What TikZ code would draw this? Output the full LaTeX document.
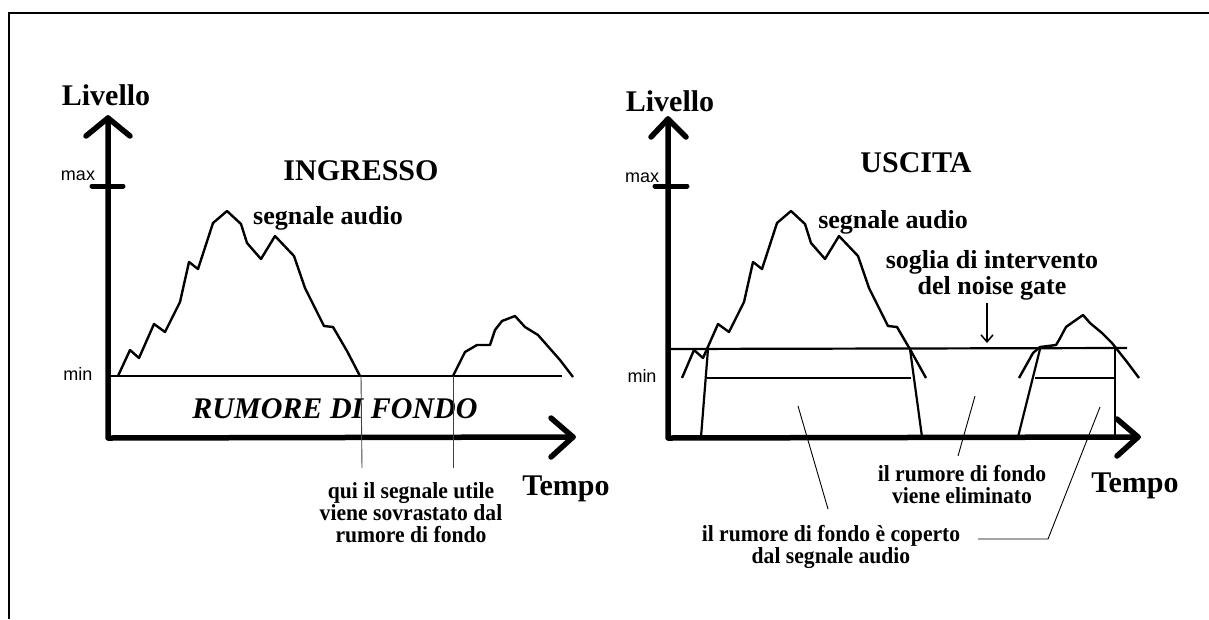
\documentclass[tikz,border=0pt]{standalone}
\usepackage{fontspec}
\setmainfont{Liberation Serif}
\newfontfamily\labsf{Liberation Sans}
\newfontfamily\condserif[FakeStretch=0.94]{Liberation Serif}
\usetikzlibrary{arrows.meta}
\begin{document}
\begin{tikzpicture}[x=1pt,y=-1pt,
  axisline/.style={line width=5.5pt, line cap=round, line join=round},
  tickline/.style={line width=5pt, line cap=round},
  sig/.style={line width=2.4pt, line join=round},
  lvl/.style={line width=2.2pt},
  lead/.style={line width=0.9pt},
  frameline/.style={line width=2.5pt},
  titletxt/.style={inner sep=0pt, anchor=base, font=\fontsize{30}{30}\selectfont\bfseries},
  labtxt/.style={inner sep=0pt, anchor=base, align=center, font=\fontsize{26}{25.5}\selectfont\bfseries},
  notetxt/.style={inner sep=0pt, anchor=base, align=center, font=\condserif\fontsize{23}{22}\selectfont\bfseries},
  scalelab/.style={inner sep=0pt, anchor=base, font=\labsf\fontsize{18}{18}\selectfont}]
\useasboundingbox (0,0) rectangle (1209,619);
% frame
\draw[frameline] (9,619) -- (9,13) -- (1209,13);

% ================= LEFT: INGRESSO =================
\coordinate (LO) at (108,438);
\coordinate (LY) at (108,118);
\coordinate (LX) at (573,437);
\draw[axisline] (LY) -- (LO) -- (LX);
\draw[axisline] (86,136) -- (LY) -- (130,136);
\draw[axisline] (551,418) -- (LX) -- (551,457);
\draw[tickline] (92,186) -- (123,186);
\draw[lvl] (108,376) -- (562,376);
\draw[sig] (118,376) -- (130,350) -- (139,358) -- (154,324) -- (165,332) -- (180,302) -- (189,262) -- (198,269) -- (213,223) -- (227,211) -- (241,224) -- (247,243) -- (261,259) -- (275,236) -- (294,256) -- (305,288) -- (324,326) -- (333,327) -- (347,351) -- (360,376);
\draw[sig] (453,376) -- (465,352) -- (477,345) -- (490,345) -- (495,330) -- (502,321) -- (515,316) -- (525,327) -- (538,335) -- (560,360) -- (573,377);

\node[titletxt] (livL) at (106,105) {Livello};
\node[titletxt] (ingr) at (361,180) {INGRESSO};
\node[labtxt] (segL) at (328,224) {segnale audio};
\node[scalelab] (maxL) at (78,180) {max};
\node[scalelab] (minL) at (78,380) {min};
\node[titletxt, font=\fontsize{30}{30}\selectfont\bfseries\itshape] (rum) at (335,418) {RUMORE DI FONDO};
\node[titletxt] (tempL) at (566,495) {Tempo};
\node[notetxt] (qui) at (411,542) {qui il segnale utile\\viene sovrastato dal\\rumore di fondo};
\coordinate (q1) at (361,376);
\coordinate (q2) at (453,376);
\coordinate (q1e) at (362,468);
\coordinate (q2e) at (453,468);
\draw[lead, black!75] (q1) -- (q1e);
\draw[lead, black!75] (q2) -- (q2e);

% ================= RIGHT: USCITA =================
\coordinate (RO) at (668,438);
\coordinate (RY) at (668,119);
\coordinate (RX) at (1138,437);
\draw[axisline] (RY) -- (RO) -- (RX);
\draw[axisline] (651,137) -- (RY) -- (686,137);
\draw[axisline] (1117,419) -- (RX) -- (1117,456);
\draw[tickline] (655,186) -- (687,186);
% threshold & levels
\draw[lvl] (668,349) -- (1127,348);
\draw[lvl] (707,378) -- (911,378);
\draw[lvl] (1035,378) -- (1115,378);
\draw[lvl] (708,349) -- (701,437);
\draw[lvl] (910,349) -- (922,437);
\draw[lvl] (1040,349) -- (1018,437);
\draw[lvl] (1115,349) -- (1115,437);
% signal
\draw[sig] (682,378) -- (694,350) -- (703,358) -- (718,324) -- (729,332) -- (744,302) -- (753,262) -- (762,269) -- (777,223) -- (791,211) -- (805,224) -- (811,243) -- (825,259) -- (839,236) -- (858,256) -- (869,288) -- (888,326) -- (897,327) -- (911,351) -- (926,378);
\draw[sig] (1019,378) -- (1033,353) -- (1040,347) -- (1056,345) -- (1059,340) -- (1066,327) -- (1073,322) -- (1083,315) -- (1090,323) -- (1102,333) -- (1112,343) -- (1127,362) -- (1139,378);

\node[titletxt] (livR) at (670,111) {Livello};
\node[titletxt] (usc) at (916,172) {USCITA};
\node[labtxt] (segR) at (893,228) {segnale audio};
\node[scalelab] (maxR) at (642,182) {max};
\node[scalelab] (minR) at (642,382) {min};
\node[titletxt] (tempR) at (1135,492) {Tempo};
\node[labtxt] (sog) at (992,294) {soglia di intervento\\del noise gate};
\coordinate (thr) at (987,343);
\draw[line width=1.5pt, -{Straight Barb[length=7pt,width=12pt,line width=1.5pt]}] (987,303) -- (thr);

\node[notetxt] (elim) at (962,503) {il rumore di fondo\\viene eliminato};
\coordinate (elA) at (975,396);
\coordinate (elB) at (958,456);
\draw[lead] (elA) -- (elB);

\node[notetxt] (cop) at (831,563) {il rumore di fondo è coperto\\dal segnale audio};
\coordinate (cvA) at (798,406);
\coordinate (cvB) at (828,509);
\draw[lead] (cvA) -- (cvB);
\coordinate (cvL) at (978,539);
\coordinate (cvK) at (1048,539);
\coordinate (cvT) at (1100,407);
\draw[lead] (cvL) -- (cvK) -- (cvT);
\end{tikzpicture}
\end{document}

....................

Exercise: Give the data again exactly as written, with all pictures left out.

Correct result:
What TikZ code would draw this? Output the full LaTeX document.
\documentclass[tikz,border=0pt]{standalone}
\usepackage{fontspec}
\setmainfont{Liberation Serif}
\newfontfamily\labsf{Liberation Sans}
\newfontfamily\condserif[FakeStretch=0.94]{Liberation Serif}
\usetikzlibrary{arrows.meta}
\begin{document}
\begin{tikzpicture}[x=1pt,y=-1pt,
  axisline/.style={line width=5.5pt, line cap=round, line join=round},
  tickline/.style={line width=5pt, line cap=round},
  sig/.style={line width=2.4pt, line join=round},
  lvl/.style={line width=2.2pt},
  lead/.style={line width=0.9pt},
  frameline/.style={line width=2.5pt},
  titletxt/.style={inner sep=0pt, anchor=base, font=\fontsize{30}{30}\selectfont\bfseries},
  labtxt/.style={inner sep=0pt, anchor=base, align=center, font=\fontsize{26}{25.5}\selectfont\bfseries},
  notetxt/.style={inner sep=0pt, anchor=base, align=center, font=\condserif\fontsize{23}{22}\selectfont\bfseries},
  scalelab/.style={inner sep=0pt, anchor=base, font=\labsf\fontsize{18}{18}\selectfont}]
\useasboundingbox (0,0) rectangle (1209,619);
% frame
\draw[frameline] (9,619) -- (9,13) -- (1209,13);

% ================= LEFT: INGRESSO =================
\coordinate (LO) at (108,438);
\coordinate (LY) at (108,118);
\coordinate (LX) at (573,437);
\draw[axisline] (LY) -- (LO) -- (LX);
\draw[axisline] (86,136) -- (LY) -- (130,136);
\draw[axisline] (551,418) -- (LX) -- (551,457);
\draw[tickline] (92,186) -- (123,186);
\draw[lvl] (108,376) -- (562,376);
\draw[sig] (118,376) -- (130,350) -- (139,358) -- (154,324) -- (165,332) -- (180,302) -- (189,262) -- (198,269) -- (213,223) -- (227,211) -- (241,224) -- (247,243) -- (261,259) -- (275,236) -- (294,256) -- (305,288) -- (324,326) -- (333,327) -- (347,351) -- (360,376);
\draw[sig] (453,376) -- (465,352) -- (477,345) -- (490,345) -- (495,330) -- (502,321) -- (515,316) -- (525,327) -- (538,335) -- (560,360) -- (573,377);

\node[titletxt] (livL) at (106,105) {Livello};
\node[titletxt] (ingr) at (361,180) {INGRESSO};
\node[labtxt] (segL) at (328,224) {segnale audio};
\node[scalelab] (maxL) at (78,180) {max};
\node[scalelab] (minL) at (78,380) {min};
\node[titletxt, font=\fontsize{30}{30}\selectfont\bfseries\itshape] (rum) at (335,418) {RUMORE DI FONDO};
\node[titletxt] (tempL) at (566,495) {Tempo};
\node[notetxt] (qui) at (411,542) {qui il segnale utile\\viene sovrastato dal\\rumore di fondo};
\coordinate (q1) at (361,376);
\coordinate (q2) at (453,376);
\coordinate (q1e) at (362,468);
\coordinate (q2e) at (453,468);
\draw[lead, black!75] (q1) -- (q1e);
\draw[lead, black!75] (q2) -- (q2e);

% ================= RIGHT: USCITA =================
\coordinate (RO) at (668,438);
\coordinate (RY) at (668,119);
\coordinate (RX) at (1138,437);
\draw[axisline] (RY) -- (RO) -- (RX);
\draw[axisline] (651,137) -- (RY) -- (686,137);
\draw[axisline] (1117,419) -- (RX) -- (1117,456);
\draw[tickline] (655,186) -- (687,186);
% threshold & levels
\draw[lvl] (668,349) -- (1127,348);
\draw[lvl] (707,378) -- (911,378);
\draw[lvl] (1035,378) -- (1115,378);
\draw[lvl] (708,349) -- (701,437);
\draw[lvl] (910,349) -- (922,437);
\draw[lvl] (1040,349) -- (1018,437);
\draw[lvl] (1115,349) -- (1115,437);
% signal
\draw[sig] (682,378) -- (694,350) -- (703,358) -- (718,324) -- (729,332) -- (744,302) -- (753,262) -- (762,269) -- (777,223) -- (791,211) -- (805,224) -- (811,243) -- (825,259) -- (839,236) -- (858,256) -- (869,288) -- (888,326) -- (897,327) -- (911,351) -- (926,378);
\draw[sig] (1019,378) -- (1033,353) -- (1040,347) -- (1056,345) -- (1059,340) -- (1066,327) -- (1073,322) -- (1083,315) -- (1090,323) -- (1102,333) -- (1112,343) -- (1127,362) -- (1139,378);

\node[titletxt] (livR) at (670,111) {Livello};
\node[titletxt] (usc) at (916,172) {USCITA};
\node[labtxt] (segR) at (893,228) {segnale audio};
\node[scalelab] (maxR) at (642,182) {max};
\node[scalelab] (minR) at (642,382) {min};
\node[titletxt] (tempR) at (1135,492) {Tempo};
\node[labtxt] (sog) at (992,294) {soglia di intervento\\del noise gate};
\coordinate (thr) at (987,343);
\draw[line width=1.5pt, -{Straight Barb[length=7pt,width=12pt,line width=1.5pt]}] (987,303) -- (thr);

\node[notetxt] (elim) at (962,503) {il rumore di fondo\\viene eliminato};
\coordinate (elA) at (975,396);
\coordinate (elB) at (958,456);
\draw[lead] (elA) -- (elB);

\node[notetxt] (cop) at (831,563) {il rumore di fondo è coperto\\dal segnale audio};
\coordinate (cvA) at (798,406);
\coordinate (cvB) at (828,509);
\draw[lead] (cvA) -- (cvB);
\coordinate (cvL) at (978,539);
\coordinate (cvK) at (1048,539);
\coordinate (cvT) at (1100,407);
\draw[lead] (cvL) -- (cvK) -- (cvT);
\end{tikzpicture}
\end{document}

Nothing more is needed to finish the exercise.